No, i mean quantizing your shadow frustum movement through space to 1 shadow texel increments. This so that it “creeps along” with your eyepoint, but to the viewer it looks like it’s not really moving at all.

See right below that comment. I went through it there. Basically, just doing everything you can to ensure that the GPU+driver is given every opportunity to do the absolute minimum amount of work possible to get everything rendered.

Consider rendering your “opaque stuff” first, using a shader which “does not” use discard or ALPHA_TEST. See if you don’t notice a performance boost when there is a lot of occlusion (e.g. when the sun is down near the horizon)? I can tell you back when I was implementing Cascaded Shadow Maps, I saw a nice boost.

If you set up your rendering state right, the driver is throwing whole triangles in the trash can in the middle of the rendering pipeline before they even reach the fragment shader, which saves fill. It can also suppress fragment shader executions for whole blocks of pixels of triangles which are partially visible, which also saves fill. Since you’re fill limited, it’s worth checking this out.

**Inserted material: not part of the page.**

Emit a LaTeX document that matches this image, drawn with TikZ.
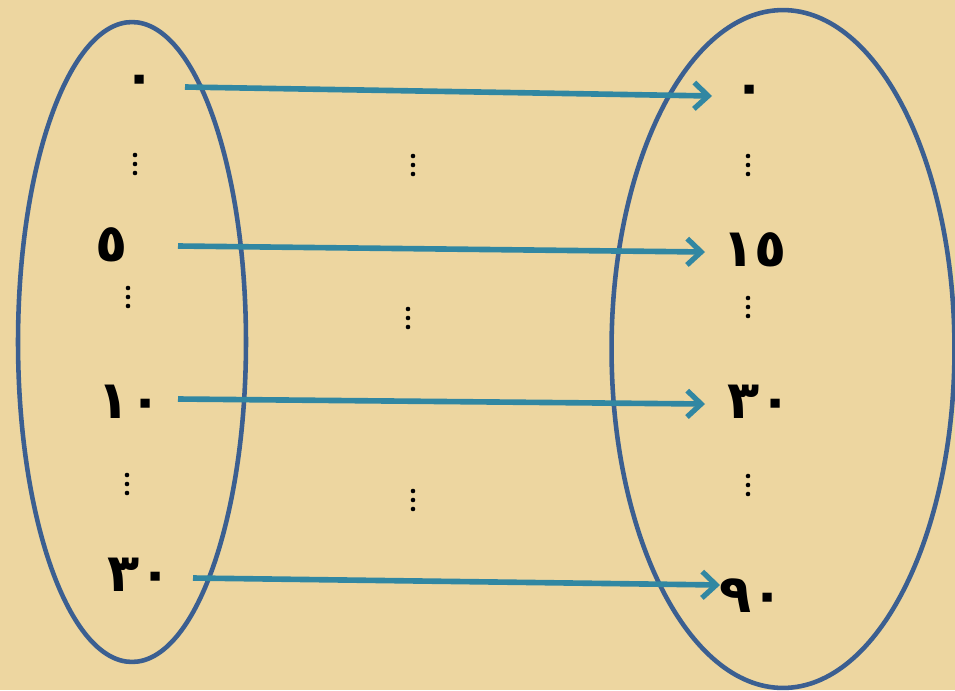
\documentclass[tikz,border=0pt]{standalone}
\usepackage{fontspec}
\newfontfamily\arabicfont[Script=Arabic]{DejaVu Sans}
\usetikzlibrary{arrows.meta}
\definecolor{papyrus}{RGB}{237,214,160}
\definecolor{setblue}{RGB}{59,95,145}
\definecolor{maparrow}{RGB}{49,135,162}
\tikzset{
  num/.style={font=\arabicfont\bfseries\fontsize{30}{30}\selectfont, inner sep=0pt},
  vdots/.pic={\foreach \d in {-9,0,9} \fill (0,\d) circle[radius=1.3pt];},
  setline/.style={draw=setblue, line width=2.6pt},
  maparr/.style={draw=maparrow, line width=3.2pt,
    -{Straight Barb[length=8pt,width=15pt,line width=3pt]}}
}
\begin{document}
\begin{tikzpicture}[x=0.02cm,y=-0.02cm]
                \fill[papyrus] (0,0) rectangle (955,690);
                \useasboundingbox (0,0) rectangle (955,690);
                % the two sets
                \draw[setline] (132,342) ellipse[x radius=2.28cm,y radius=6.4cm];
                \draw[setline] (783,349) ellipse[x radius=3.43cm,y radius=6.78cm];
                % left set
                \node[num] (l0) at (140,85) {٠};
                \node[num] (l5) at (112,245) {٥};
                \node[num] (l10) at (130,402) {١٠};
                \node[num] (l30) at (140,575) {٣٠};
                \pic at (135,164) {vdots};
                \pic at (128,297) {vdots};
                \pic at (127,484) {vdots};
                % right set
                \node[num] (r0) at (750,95) {٠};
                \node[num] (r15) at (755,250) {١٥};
                \node[num] (r30) at (760,402) {٣٠};
                \node[num] (r90) at (752,596) {٩٠};
                \pic at (748,165) {vdots};
                \pic at (748,307) {vdots};
                \pic at (748,485) {vdots};
                % dots between
                \pic at (413,165) {vdots};
                \pic at (408,318) {vdots};
                \pic at (413,500) {vdots};
                % arrows
                \coordinate (s1) at (185,87);  \coordinate (t1) at (712,96);
                \coordinate (s2) at (178,246); \coordinate (t2) at (705,252);
                \coordinate (s3) at (178,399); \coordinate (t3) at (705,404);
                \coordinate (s4) at (193,578); \coordinate (t4) at (720,585);
                \draw[maparr] (s1)--(t1);
                \draw[maparr] (s2)--(t2);
                \draw[maparr] (s3)--(t3);
                \draw[maparr] (s4)--(t4);
            \end{tikzpicture}
\end{document}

If you don’t need to, don’t!. DEPTH24_STENCIL8 is pretty universally supported, but if you don’t need it use GL_DEPTH_COMPONENT16 or GL_DEPTH_COMPONENT24. Just for testing purposes, you can try GL_DEPTH_COMPONENT32 and GL_DEPTH_COMPONENT32F as well if you want. But if you don’t need the precision, there’s not much point of using these.

Randy

Yep, I untouched fragment shader (ignored transparent areas at all) and I saw good boost!

So, as a result of our discussion I have know two new points, those was hided from me before:

    • simplest rasterization (default fragment shader) for opaque objects.
    • redusing resolution of shadow texture. Use other much more cheaper techniques instead high resolution, such as
      • ‘quantizing movement’
      • ‘silhouette map’ that much cheaper and can dramatically increase shadow quality.

Photon, you help me very much.
Thank you a lot!

Sure thing! Good luck!

BTW, here’s a pointer to the source for the “quantizing the shadow map frusta” technique:

  • Shader X6: Chapter 4.1: Stable Rendering of Cascaded Shadow Maps (Michal Valient)

Or just websearch the author and name of the chapter and you’ll come up with a number of hits. Looks like Jonathan Blow and Matt Pettineo have some good stuff, among others.

Michal’s chapter is an excellent read for this and other reasons. One of a number of good “tips and tricks” sources for Cascaded Shadow Maps.